エストニア大統領、「リブラは通貨として成り立たない」
北ヨーロッパの共和制国家であるエストニアのカリユライド大統領は、フェイスブックが構想する仮想通貨リブラについて、「通貨として成り立たない」と指摘したことが日経新聞の取材によって明らかになった。
もちろん否定的な考えを持つのはフェイスブックのリブラだけではない。仮想通貨の代名詞であるビットコインについても、次のように考えを持っておる。
「通貨は他の通貨との為替レートを保つため、経済規模を正確に表す必要がある。」
デジタル国家「エストニア」について
今回、カリユライド大統領は日本を訪問した際、日経新聞はカリユライド大統領の取材に応じた。インタビューでは、仮想通貨のボラテリティの高さやマネーロンダリングに使用されるリスクがあると指摘。また、エストニアがブロックチェーン技術を活用した行政のデジタル化を進める一方、デジタル通貨への否定的な考えを持っていることを主張している。
実際にエストニアは既に、新規の住民登録や納税など、様々な行政手続きをデジタル化している。

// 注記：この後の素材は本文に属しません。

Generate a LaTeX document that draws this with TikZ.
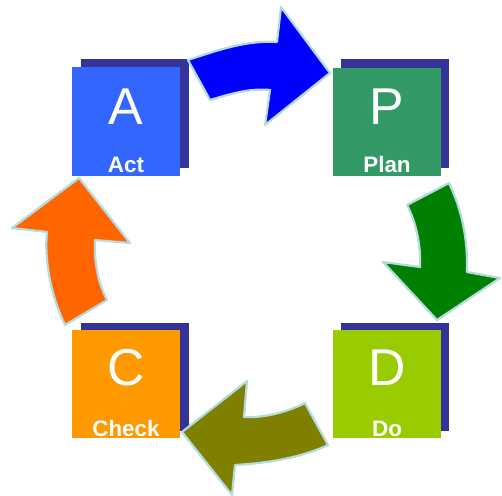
\documentclass[tikz,border=0pt]{standalone}
\usepackage{fontspec}
\setmainfont{Liberation Sans}
\definecolor{actblue}{HTML}{3366FF}
\definecolor{plangreen}{HTML}{339966}
\definecolor{dolime}{HTML}{99CC00}
\definecolor{checkorange}{HTML}{FF9900}
\definecolor{cardshadow}{HTML}{333399}
\definecolor{arrowblue}{HTML}{0000FF}
\definecolor{arrowgreen}{HTML}{008000}
\definecolor{arrowolive}{HTML}{808000}
\definecolor{arroworange}{HTML}{FF6600}
\definecolor{arrowedge}{HTML}{B4DCE0}
\tikzset{
	shadowcard/.style={fill=cardshadow, minimum size=108bp, inner sep=0pt},
	stepcard/.style={minimum size=108bp, inner sep=0pt},
	bigletter/.style={text=white, font=\fontsize{52}{52}\selectfont, anchor=base, inner sep=0pt},
	stepword/.style={text=white, font=\bfseries\fontsize{22.5}{22.5}\selectfont, anchor=base, inner sep=0pt},
	bentarrow/.style={draw=arrowedge, line width=2.2bp, line join=round}
}

\begin{document}
\begin{tikzpicture}[x=1bp, y=-1bp]
			%%%%% START %%%%%
			\useasboundingbox (0,0) rectangle (502,496);
			
			% cards with their shadows
			\node[shadowcard] (actshadow) at (134.5,113.5) {};
			\node[stepcard, fill=actblue] (act) at (126,121.5) {};
			\node[bigletter] (actletter) at (126,125) {A};
			\node[stepword] (actword) at (126,173) {Act};
			
			\node[shadowcard] (planshadow) at (395,113.5) {};
			\node[stepcard, fill=plangreen] (plan) at (387,122) {};
			\node[bigletter] (planletter) at (387,125) {P};
			\node[stepword] (planword) at (387,173) {Plan};
			
			\node[shadowcard] (doshadow) at (395,376.5) {};
			\node[stepcard, fill=dolime] (do) at (387,383.5) {};
			\node[bigletter] (doletter) at (387,385) {D};
			\node[stepword] (doword) at (387,436) {Do};
			
			\node[shadowcard] (checkshadow) at (134.5,376.5) {};
			\node[stepcard, fill=checkorange] (check) at (126,383.5) {};
			\node[bigletter] (checkletter) at (126,385) {C};
			\node[stepword] (checkword) at (126,436) {Check};
			
			% curved arrows round the cycle
			\draw[bentarrow, fill=arrowblue] (188,60) .. controls (218,50) and (247,40) .. (277,42) -- (281,7) -- (330,73) -- (265,125) -- (270,90) .. controls (250,88) and (230,94) .. (210,100) -- cycle;
			
			\draw[bentarrow, fill=arrowgreen] (449,183) .. controls (462,210) and (468,240) .. (467,272) -- (500,278) -- (437,320) -- (383,262) -- (420,267) .. controls (421,245) and (416,222) .. (407,205) -- cycle;
			
			\draw[bentarrow, fill=arrowolive] (305,403) -- (328,445) .. controls (300,458) and (268,463) .. (235,465) -- (232,495) -- (182,432) -- (247,381) -- (244,417) .. controls (265,418) and (287,412) .. (305,403) -- cycle;
			
			\draw[bentarrow, fill=arroworange] (65,325) -- (107,300) .. controls (98,283) and (94,262) .. (95,240) -- (130,243) -- (79,178) -- (12,228) -- (47,232) .. controls (44,260) and (51,296) .. (65,325) -- cycle;
			
			%%%%% END %%%%%
\end{tikzpicture}
\end{document}
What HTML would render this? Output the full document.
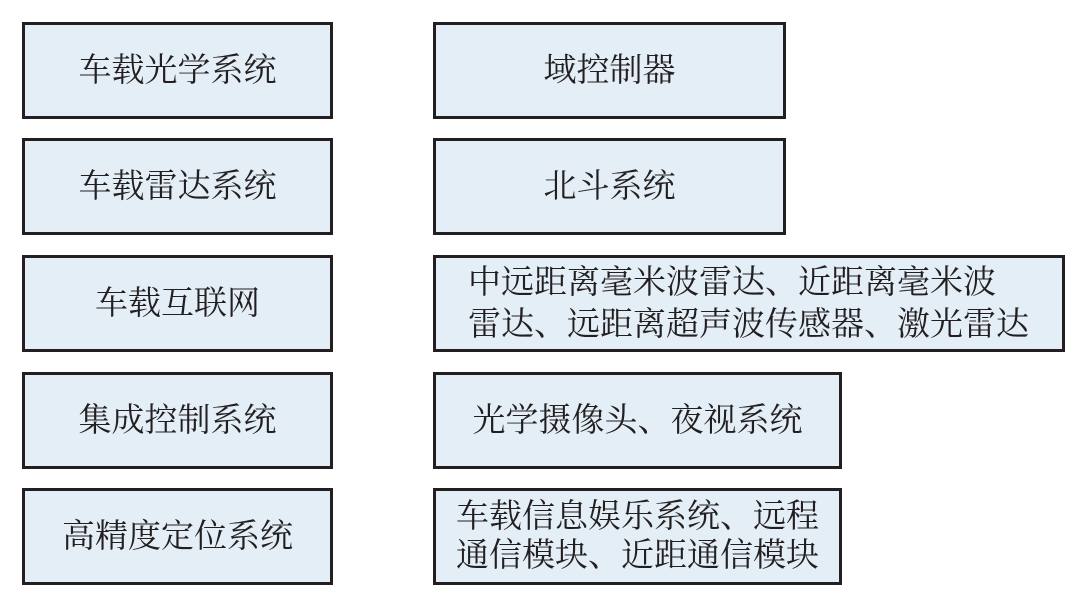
<!DOCTYPE html>
<html><head><meta charset="utf-8"><style>
body{margin:0;width:1080px;height:607px;background:#fff;position:relative;overflow:hidden;font-family:"Liberation Serif","Noto Serif CJK SC","Noto Sans CJK SC",serif;color:#231f20}
.b{position:absolute;box-sizing:border-box;border:3px solid #231f20;background:#e3eef6;display:flex;align-items:center;justify-content:center;font-size:33px;line-height:42px;text-align:center;white-space:nowrap}
.l{justify-content:flex-start;text-align:left}
</style></head><body>
<div class="b" style="left:22px;top:22px;width:311px;height:97px">车载光学系统</div>
<div class="b" style="left:22px;top:138px;width:311px;height:97px">车载雷达系统</div>
<div class="b" style="left:22px;top:255px;width:311px;height:97px">车载互联网</div>
<div class="b" style="left:22px;top:372px;width:311px;height:97px">集成控制系统</div>
<div class="b" style="left:22px;top:488px;width:311px;height:97px">高精度定位系统</div>
<div class="b" style="left:433px;top:22px;width:353px;height:97px">域控制器</div>
<div class="b" style="left:433px;top:138px;width:353px;height:97px">北斗系统</div>
<div class="b l" style="left:433px;top:255px;width:632px;height:97px;padding-left:32px;line-height:42px">中远距离毫米波雷达、近距离毫米波<br>雷达、远距离超声波传感器、激光雷达</div>
<div class="b" style="left:433px;top:372px;width:409px;height:97px">光学摄像头、夜视系统</div>
<div class="b" style="left:433px;top:488px;width:409px;height:97px;line-height:39px">车载信息娱乐系统、远程<br>通信模块、近距通信模块</div>
</body></html>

驚きなのは非居住者が、デジタル上で国民になれる「e―レジデンシー制度」も導入しているのだ。
現状のデジタルシステムが構築されているなかで、突如として話題になったデジタル通貨へ否定的な考えを持つことは不思議ではない。しかし冒頭でもあったように、ブロックチェーン技術を活用した行政のデジタル化を進めているのも事実だ。
既存のデジタルシステムに、ブロックチェーンを導入し、さらなる安全性とコスト削減が実現する日も遠くはない。